Copy out the line that contains "Reproduce this chart with Apache ECharts.", the line that contains "var r2Text = 'R² = 0.9954';", and every line between them, exactly, and nothing else.

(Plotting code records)
========================

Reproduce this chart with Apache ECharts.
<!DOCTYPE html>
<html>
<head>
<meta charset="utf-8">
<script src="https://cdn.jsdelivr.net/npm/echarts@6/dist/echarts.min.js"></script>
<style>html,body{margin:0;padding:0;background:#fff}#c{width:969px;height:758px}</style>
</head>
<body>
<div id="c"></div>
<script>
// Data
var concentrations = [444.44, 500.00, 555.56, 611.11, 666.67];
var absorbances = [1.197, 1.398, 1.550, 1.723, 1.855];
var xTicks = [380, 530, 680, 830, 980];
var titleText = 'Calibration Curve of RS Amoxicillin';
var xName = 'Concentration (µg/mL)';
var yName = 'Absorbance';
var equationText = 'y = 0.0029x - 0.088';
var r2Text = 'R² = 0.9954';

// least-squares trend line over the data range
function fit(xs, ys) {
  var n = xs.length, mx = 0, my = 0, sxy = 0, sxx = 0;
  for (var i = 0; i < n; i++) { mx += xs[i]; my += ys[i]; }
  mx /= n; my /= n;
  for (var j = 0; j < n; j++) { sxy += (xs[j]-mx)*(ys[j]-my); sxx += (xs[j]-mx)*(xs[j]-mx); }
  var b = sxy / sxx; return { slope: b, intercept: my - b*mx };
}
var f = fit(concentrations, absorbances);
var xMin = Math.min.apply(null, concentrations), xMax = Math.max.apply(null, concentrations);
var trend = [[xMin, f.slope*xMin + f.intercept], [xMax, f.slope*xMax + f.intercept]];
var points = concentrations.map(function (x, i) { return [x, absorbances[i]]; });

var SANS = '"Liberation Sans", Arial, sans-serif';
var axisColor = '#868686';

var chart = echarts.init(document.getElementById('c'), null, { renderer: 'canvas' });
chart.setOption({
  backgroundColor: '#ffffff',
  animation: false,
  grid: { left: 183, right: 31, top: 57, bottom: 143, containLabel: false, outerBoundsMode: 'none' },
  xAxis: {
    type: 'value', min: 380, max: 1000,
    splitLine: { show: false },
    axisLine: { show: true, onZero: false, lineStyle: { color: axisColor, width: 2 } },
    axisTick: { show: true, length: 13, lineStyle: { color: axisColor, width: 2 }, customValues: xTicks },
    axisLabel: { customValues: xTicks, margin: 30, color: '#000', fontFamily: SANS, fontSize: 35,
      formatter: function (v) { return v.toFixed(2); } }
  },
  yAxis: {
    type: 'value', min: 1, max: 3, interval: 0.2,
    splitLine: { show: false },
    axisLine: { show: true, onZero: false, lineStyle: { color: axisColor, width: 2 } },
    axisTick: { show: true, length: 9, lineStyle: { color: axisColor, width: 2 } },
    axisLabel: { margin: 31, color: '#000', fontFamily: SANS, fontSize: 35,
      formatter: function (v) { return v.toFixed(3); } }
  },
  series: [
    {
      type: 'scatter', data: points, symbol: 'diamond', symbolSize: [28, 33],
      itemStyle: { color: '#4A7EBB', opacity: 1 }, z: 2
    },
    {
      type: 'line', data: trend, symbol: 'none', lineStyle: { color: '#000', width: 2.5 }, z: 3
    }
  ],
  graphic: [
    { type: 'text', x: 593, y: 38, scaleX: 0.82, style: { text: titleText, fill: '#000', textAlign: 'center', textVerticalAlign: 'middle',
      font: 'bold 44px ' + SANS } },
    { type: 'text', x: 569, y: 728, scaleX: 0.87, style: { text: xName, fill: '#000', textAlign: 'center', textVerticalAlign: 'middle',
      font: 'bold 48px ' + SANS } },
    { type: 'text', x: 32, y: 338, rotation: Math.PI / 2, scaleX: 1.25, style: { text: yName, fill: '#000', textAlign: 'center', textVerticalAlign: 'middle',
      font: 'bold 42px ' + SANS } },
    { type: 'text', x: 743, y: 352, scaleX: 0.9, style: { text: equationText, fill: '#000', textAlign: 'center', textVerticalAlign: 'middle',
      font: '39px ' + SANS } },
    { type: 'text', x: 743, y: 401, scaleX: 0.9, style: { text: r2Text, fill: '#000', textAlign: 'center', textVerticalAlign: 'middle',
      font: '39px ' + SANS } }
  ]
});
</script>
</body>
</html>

========================

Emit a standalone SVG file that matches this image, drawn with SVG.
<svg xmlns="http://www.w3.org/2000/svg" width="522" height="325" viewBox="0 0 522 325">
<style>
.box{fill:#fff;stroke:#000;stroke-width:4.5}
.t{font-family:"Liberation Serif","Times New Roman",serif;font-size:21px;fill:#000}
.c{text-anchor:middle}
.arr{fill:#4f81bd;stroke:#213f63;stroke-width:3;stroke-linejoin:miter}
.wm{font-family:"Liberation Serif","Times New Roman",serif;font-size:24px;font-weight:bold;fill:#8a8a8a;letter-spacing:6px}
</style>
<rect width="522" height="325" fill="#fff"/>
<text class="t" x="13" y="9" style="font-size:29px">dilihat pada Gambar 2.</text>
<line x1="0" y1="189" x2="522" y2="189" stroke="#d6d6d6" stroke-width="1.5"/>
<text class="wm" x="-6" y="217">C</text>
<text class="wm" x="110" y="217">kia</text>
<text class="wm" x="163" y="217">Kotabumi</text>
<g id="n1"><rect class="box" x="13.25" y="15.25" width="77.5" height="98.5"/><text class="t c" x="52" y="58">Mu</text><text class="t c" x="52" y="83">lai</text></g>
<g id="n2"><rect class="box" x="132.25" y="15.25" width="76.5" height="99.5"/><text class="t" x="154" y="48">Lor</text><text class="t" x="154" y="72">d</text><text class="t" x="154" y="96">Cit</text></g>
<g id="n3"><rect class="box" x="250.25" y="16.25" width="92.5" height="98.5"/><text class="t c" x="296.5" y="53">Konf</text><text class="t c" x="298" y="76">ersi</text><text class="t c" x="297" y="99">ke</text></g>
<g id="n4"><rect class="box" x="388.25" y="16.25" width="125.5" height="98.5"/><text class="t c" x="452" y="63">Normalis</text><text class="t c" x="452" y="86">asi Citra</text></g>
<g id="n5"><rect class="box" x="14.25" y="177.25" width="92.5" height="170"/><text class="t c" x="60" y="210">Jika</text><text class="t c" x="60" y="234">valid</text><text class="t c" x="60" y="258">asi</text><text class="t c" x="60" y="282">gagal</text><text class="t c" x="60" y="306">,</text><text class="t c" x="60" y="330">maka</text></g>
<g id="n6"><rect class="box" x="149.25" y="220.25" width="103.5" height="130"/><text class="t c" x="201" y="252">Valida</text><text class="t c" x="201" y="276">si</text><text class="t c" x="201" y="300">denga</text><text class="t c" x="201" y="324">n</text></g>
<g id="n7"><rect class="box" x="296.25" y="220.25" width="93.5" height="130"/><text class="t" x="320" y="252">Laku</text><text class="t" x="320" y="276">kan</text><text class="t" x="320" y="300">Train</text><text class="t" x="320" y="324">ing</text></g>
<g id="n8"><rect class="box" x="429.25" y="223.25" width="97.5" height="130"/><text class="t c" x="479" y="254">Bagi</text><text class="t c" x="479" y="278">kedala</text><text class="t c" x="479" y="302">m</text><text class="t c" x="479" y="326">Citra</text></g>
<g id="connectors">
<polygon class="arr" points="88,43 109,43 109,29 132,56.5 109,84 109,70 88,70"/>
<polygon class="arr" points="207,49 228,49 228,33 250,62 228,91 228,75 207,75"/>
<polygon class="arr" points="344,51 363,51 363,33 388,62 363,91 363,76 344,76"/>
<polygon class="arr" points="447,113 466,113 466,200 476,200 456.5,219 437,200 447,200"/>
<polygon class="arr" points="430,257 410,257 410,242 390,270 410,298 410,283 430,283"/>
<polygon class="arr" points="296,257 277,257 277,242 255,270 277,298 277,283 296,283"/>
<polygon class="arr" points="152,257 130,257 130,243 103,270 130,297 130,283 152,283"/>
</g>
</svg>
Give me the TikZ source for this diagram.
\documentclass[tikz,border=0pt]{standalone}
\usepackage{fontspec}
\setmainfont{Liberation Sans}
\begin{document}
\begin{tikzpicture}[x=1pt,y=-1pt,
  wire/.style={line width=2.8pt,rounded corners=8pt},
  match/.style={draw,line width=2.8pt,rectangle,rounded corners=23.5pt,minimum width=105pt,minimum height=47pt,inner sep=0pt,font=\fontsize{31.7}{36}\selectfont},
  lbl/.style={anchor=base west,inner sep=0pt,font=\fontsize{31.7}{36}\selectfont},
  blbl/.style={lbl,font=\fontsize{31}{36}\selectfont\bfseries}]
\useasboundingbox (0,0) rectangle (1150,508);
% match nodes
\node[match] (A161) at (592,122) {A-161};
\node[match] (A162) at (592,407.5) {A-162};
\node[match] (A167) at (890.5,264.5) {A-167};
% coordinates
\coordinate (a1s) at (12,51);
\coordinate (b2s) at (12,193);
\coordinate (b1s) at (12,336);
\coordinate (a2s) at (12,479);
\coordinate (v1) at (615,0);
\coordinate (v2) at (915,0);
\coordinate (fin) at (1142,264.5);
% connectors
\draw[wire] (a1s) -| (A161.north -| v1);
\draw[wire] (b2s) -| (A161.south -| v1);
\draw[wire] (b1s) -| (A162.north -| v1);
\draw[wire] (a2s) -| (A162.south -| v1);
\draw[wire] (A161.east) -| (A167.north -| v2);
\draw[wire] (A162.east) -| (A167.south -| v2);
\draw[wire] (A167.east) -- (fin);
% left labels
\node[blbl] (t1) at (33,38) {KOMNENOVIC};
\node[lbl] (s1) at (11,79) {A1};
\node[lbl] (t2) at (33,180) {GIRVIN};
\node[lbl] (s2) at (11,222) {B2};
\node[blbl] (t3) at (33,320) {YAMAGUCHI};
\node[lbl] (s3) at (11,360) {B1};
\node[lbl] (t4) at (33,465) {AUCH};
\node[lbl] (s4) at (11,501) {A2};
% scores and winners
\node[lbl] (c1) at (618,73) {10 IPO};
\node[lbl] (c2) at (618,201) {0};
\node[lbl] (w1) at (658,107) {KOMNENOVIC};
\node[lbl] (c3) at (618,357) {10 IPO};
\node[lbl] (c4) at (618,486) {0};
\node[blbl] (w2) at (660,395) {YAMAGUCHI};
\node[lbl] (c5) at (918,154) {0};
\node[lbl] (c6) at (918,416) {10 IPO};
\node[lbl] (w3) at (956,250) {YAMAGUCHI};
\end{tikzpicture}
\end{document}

========================

# [Written reply]
Reproduce this chart with Apache ECharts.
<!DOCTYPE html>
<html>
<head>
<meta charset="utf-8">
<script src="https://cdn.jsdelivr.net/npm/echarts@6/dist/echarts.min.js"></script>
<style>html,body{margin:0;padding:0;background:#fff}#c{width:969px;height:758px}</style>
</head>
<body>
<div id="c"></div>
<script>
// Data
var concentrations = [444.44, 500.00, 555.56, 611.11, 666.67];
var absorbances = [1.197, 1.398, 1.550, 1.723, 1.855];
var xTicks = [380, 530, 680, 830, 980];
var titleText = 'Calibration Curve of RS Amoxicillin';
var xName = 'Concentration (µg/mL)';
var yName = 'Absorbance';
var equationText = 'y = 0.0029x - 0.088';
var r2Text = 'R² = 0.9954';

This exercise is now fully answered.